Я решил использовать метод откровенности.
— Гекамеда, — заговорил я, шагнув к ней с протянутой рукой, — я не сделал ничего дурного. Ты видела мою слабость — не более того. Гортина принесла мне прохладительный напиток, ее слова воспламенили меня, она подошла совсем близко…
— Зачем ты мне все это рассказываешь? — прервала Гекамеда.
— Я хочу, чтобы ты поняла…
— Я все понимаю. Меня нисколько не удивляет то, что Идей ищет удовольствия в объятиях пьяной девушки.
— Гекамеда…
— Возможно, ты думаешь, что я ревную? Ничего подобного. Я всего лишь презираю тебя и удивляюсь тому, зачем ты пытался убедить меня…
— Что я люблю тебя?

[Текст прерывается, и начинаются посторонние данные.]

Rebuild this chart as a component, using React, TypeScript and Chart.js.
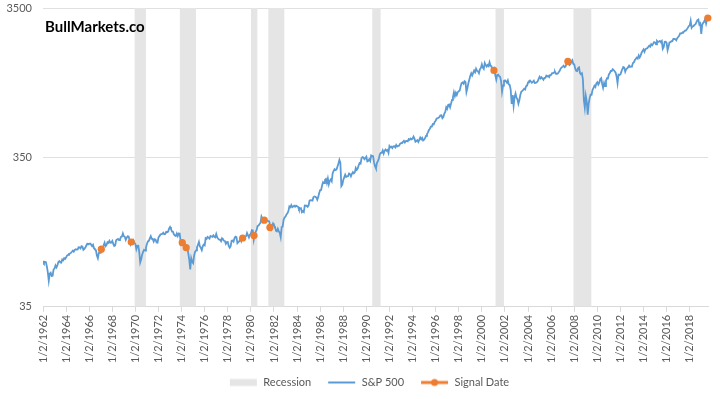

Ты знаешь, что это правда. Не моя вина, что ты застала меня с Гортиной.
— Полагаю, это моя вина. Мне не следовало так рано возвращаться с прогулки.
— Значит… ты не простишь меня?
— Мне нечего тебе прощать. Меня все это не касается.
— По крайней мере, ты знаешь, что я люблю тебя?
— Конечно. — Гекамеда презрительно усмехнулась. — И Елену, и Гортину, и любую другую женщину. Неудивительно, что ты ненавидишь Париса. Ты хочешь превзойти его, но тебе это не удается.
Я льстил, умолял, но она оставалась непоколебимой. Сознание собственной неправоты усиливало мой гнев, заставив перейти к угрозам, но Гекамеда молчала, пока я не начал думать, что она в самом деле равнодушна ко мне.
Отчаявшись, я прекратил попытки объясниться и велел ей приготовиться сопровождать меня к Скейским башням. Гекамеда покачала головой.
— Ты отказываешься? — крикнул я вне себя от ярости.
— Да, — спокойно ответила она.
Несколько секунд мы стояли молча, глядя друг другу в глаза. Гекамеда, несомненно, прочитала мои мысли, повторив с явным вызовом:
— Я не пойду. Что бы ты ни сделал, ты не заставишь меня сопровождать тебя.
— Ты понимаешь, что это означает неповиновение хозяину? — Я чувствовал, что мое лицо побагровело от гнева.
Она молча кивнула, не отводя взгляд. Будучи не в силах выносить ее упрямство, дерзость и холодное презрение, я крикнул Ферейну, чтобы он принес мне мой охотничий хлыст.
Очевидно, Ферейн догадался о моих намерениях, ибо, когда он появился в дверях с хлыстом в руке, его лицо побелело от страха. Я решительно шагнул к Гекамеде, в ее глазах не было испуга — только ненависть, заставившая меня содрогнуться.